Records from a collection

──────────────────────────────

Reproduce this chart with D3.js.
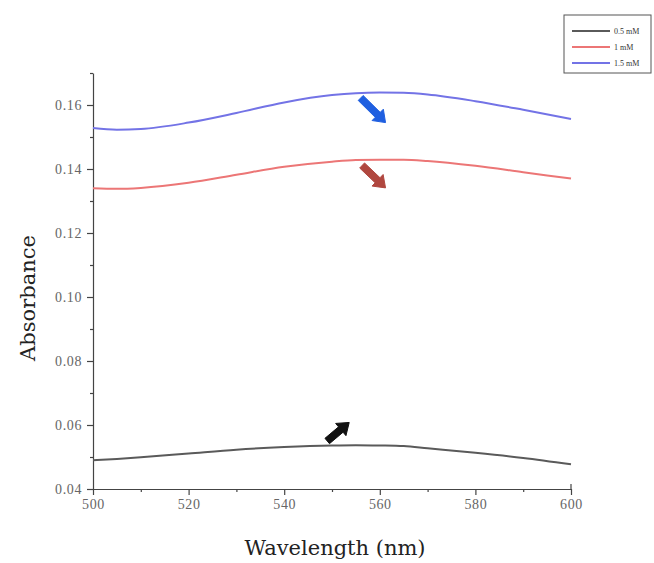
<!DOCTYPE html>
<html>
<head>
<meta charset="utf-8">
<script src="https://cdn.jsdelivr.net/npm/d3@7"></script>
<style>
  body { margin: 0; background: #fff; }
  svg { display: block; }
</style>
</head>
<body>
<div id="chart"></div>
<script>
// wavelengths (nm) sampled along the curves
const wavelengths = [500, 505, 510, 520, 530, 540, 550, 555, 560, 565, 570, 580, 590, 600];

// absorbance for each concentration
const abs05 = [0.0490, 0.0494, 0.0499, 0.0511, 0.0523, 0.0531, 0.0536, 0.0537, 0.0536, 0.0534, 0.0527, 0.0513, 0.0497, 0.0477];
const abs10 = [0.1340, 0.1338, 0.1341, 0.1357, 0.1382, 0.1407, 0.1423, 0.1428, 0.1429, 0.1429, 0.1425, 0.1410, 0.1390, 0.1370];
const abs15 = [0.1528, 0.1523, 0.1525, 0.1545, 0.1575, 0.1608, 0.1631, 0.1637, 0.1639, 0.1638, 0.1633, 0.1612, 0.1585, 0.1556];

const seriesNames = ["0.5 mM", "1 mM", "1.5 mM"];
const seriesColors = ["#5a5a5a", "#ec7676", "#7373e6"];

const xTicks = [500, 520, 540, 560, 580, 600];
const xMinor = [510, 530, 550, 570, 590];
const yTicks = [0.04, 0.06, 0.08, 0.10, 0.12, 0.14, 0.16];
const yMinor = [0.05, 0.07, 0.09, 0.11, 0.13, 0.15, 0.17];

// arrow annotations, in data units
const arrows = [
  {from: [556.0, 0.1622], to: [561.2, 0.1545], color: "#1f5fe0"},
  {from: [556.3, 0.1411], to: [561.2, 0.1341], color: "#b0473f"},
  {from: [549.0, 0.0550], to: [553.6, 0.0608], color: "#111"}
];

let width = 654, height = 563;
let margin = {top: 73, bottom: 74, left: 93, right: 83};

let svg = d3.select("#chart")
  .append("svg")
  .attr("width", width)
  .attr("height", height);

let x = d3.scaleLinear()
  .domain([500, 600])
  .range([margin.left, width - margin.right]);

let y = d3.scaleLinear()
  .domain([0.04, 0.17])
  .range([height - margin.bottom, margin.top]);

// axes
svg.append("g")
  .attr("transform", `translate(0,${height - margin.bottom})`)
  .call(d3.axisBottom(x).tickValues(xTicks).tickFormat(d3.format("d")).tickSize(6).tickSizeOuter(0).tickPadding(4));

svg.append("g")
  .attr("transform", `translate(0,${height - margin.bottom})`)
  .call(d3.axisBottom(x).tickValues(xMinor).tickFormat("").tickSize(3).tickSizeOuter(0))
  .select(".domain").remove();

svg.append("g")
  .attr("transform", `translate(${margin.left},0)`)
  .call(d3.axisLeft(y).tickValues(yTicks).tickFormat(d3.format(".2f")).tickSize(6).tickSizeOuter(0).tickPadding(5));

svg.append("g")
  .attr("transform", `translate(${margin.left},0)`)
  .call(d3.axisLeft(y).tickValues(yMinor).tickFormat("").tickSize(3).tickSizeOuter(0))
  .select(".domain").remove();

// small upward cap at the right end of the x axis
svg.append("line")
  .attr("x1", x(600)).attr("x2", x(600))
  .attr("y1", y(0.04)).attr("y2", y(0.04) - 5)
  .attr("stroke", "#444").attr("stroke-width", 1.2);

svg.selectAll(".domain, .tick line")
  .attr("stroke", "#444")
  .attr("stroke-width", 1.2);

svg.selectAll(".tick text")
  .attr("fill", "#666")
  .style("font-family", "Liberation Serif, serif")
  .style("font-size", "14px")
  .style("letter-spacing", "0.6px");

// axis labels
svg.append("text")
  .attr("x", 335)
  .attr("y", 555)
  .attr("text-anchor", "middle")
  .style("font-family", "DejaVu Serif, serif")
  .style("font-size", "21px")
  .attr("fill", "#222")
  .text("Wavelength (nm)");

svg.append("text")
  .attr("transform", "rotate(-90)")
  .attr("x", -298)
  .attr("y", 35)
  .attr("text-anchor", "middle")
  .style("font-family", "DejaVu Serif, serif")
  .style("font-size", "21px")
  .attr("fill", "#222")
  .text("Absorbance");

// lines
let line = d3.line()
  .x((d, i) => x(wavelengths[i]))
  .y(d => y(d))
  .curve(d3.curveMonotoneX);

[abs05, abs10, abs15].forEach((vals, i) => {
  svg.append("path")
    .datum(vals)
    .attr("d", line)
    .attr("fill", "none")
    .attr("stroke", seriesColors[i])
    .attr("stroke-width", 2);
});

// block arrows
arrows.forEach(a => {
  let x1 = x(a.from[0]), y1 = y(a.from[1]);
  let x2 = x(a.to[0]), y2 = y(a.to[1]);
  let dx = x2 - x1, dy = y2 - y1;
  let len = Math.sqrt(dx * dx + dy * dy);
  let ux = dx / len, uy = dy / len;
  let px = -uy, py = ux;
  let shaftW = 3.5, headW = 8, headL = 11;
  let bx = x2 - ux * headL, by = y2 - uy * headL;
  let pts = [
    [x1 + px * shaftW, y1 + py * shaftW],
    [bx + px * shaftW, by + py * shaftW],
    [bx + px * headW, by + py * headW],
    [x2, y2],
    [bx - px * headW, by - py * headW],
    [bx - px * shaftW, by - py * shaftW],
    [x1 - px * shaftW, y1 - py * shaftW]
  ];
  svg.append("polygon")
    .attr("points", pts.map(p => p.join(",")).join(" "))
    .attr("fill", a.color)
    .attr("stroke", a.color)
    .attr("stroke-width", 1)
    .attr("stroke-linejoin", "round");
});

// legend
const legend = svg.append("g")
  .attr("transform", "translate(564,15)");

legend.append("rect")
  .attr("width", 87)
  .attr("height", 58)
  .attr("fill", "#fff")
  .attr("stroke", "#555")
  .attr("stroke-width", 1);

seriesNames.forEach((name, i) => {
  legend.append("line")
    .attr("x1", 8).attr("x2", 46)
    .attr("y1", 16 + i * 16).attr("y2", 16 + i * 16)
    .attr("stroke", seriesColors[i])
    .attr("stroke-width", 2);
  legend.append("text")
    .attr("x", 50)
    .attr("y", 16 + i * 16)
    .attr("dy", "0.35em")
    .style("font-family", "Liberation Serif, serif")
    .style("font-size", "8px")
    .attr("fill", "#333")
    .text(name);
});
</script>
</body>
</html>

──────────────────────────────

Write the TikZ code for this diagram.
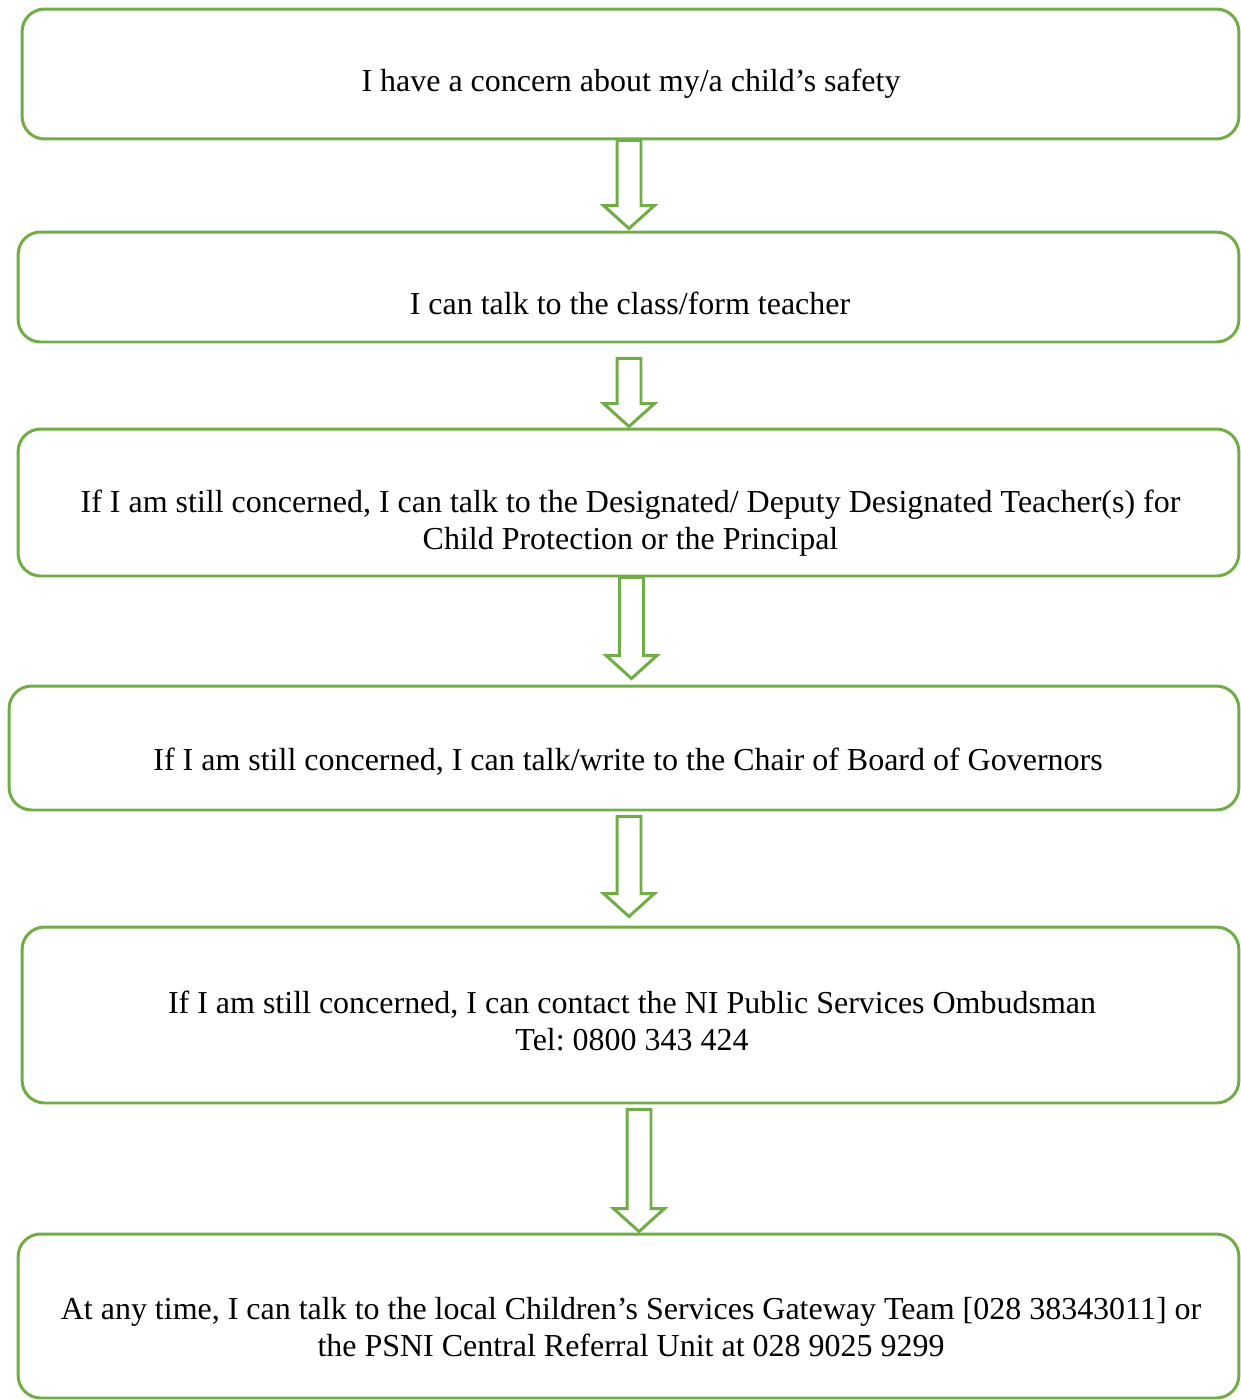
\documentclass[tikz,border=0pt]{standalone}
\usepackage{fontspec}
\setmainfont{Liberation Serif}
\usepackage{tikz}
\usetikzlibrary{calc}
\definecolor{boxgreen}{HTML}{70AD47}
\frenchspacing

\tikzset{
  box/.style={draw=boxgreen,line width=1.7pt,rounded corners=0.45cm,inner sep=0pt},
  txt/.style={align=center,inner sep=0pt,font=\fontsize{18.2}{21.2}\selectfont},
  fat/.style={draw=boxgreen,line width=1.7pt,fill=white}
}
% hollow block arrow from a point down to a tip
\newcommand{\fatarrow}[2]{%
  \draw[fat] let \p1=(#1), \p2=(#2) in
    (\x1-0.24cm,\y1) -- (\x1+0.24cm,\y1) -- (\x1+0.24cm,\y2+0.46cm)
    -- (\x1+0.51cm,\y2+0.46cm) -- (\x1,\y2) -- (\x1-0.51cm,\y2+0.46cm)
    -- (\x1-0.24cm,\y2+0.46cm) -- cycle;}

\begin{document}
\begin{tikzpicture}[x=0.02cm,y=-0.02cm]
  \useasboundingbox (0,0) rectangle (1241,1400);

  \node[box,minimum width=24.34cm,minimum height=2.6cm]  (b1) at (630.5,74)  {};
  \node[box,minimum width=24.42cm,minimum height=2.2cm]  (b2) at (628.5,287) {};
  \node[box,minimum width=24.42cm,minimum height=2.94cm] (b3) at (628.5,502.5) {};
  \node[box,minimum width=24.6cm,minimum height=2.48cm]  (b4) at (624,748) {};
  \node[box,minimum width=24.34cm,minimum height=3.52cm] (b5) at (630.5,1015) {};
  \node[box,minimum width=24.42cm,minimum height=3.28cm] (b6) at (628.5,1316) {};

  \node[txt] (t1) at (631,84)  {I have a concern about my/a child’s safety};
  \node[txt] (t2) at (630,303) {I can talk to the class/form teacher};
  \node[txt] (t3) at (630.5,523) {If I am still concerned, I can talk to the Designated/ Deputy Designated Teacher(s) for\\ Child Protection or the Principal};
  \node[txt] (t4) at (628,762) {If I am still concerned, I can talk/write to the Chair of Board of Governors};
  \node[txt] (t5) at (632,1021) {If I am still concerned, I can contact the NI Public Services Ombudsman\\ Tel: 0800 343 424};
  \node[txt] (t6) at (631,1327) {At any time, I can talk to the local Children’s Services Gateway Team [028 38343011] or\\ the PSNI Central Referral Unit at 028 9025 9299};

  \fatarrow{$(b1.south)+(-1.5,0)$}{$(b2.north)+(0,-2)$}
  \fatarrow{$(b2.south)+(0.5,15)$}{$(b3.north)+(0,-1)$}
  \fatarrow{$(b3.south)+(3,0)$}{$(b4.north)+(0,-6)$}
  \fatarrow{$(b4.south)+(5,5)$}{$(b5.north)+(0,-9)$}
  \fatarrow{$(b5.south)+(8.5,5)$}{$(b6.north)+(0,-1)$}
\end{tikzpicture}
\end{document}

──────────────────────────────

◆ **OBJECTIVE**
In the listing above, find the line containing "Reproduce this chart with D3.js." and the line containing "580, 590, 600];", then return both of them and every line between, exactly, without pictures.

◆ **FINAL ANSWER**
Reproduce this chart with D3.js.
<!DOCTYPE html>
<html>
<head>
<meta charset="utf-8">
<script src="https://cdn.jsdelivr.net/npm/d3@7"></script>
<style>
  body { margin: 0; background: #fff; }
  svg { display: block; }
</style>
</head>
<body>
<div id="chart"></div>
<script>
// wavelengths (nm) sampled along the curves
const wavelengths = [500, 505, 510, 520, 530, 540, 550, 555, 560, 565, 570, 580, 590, 600];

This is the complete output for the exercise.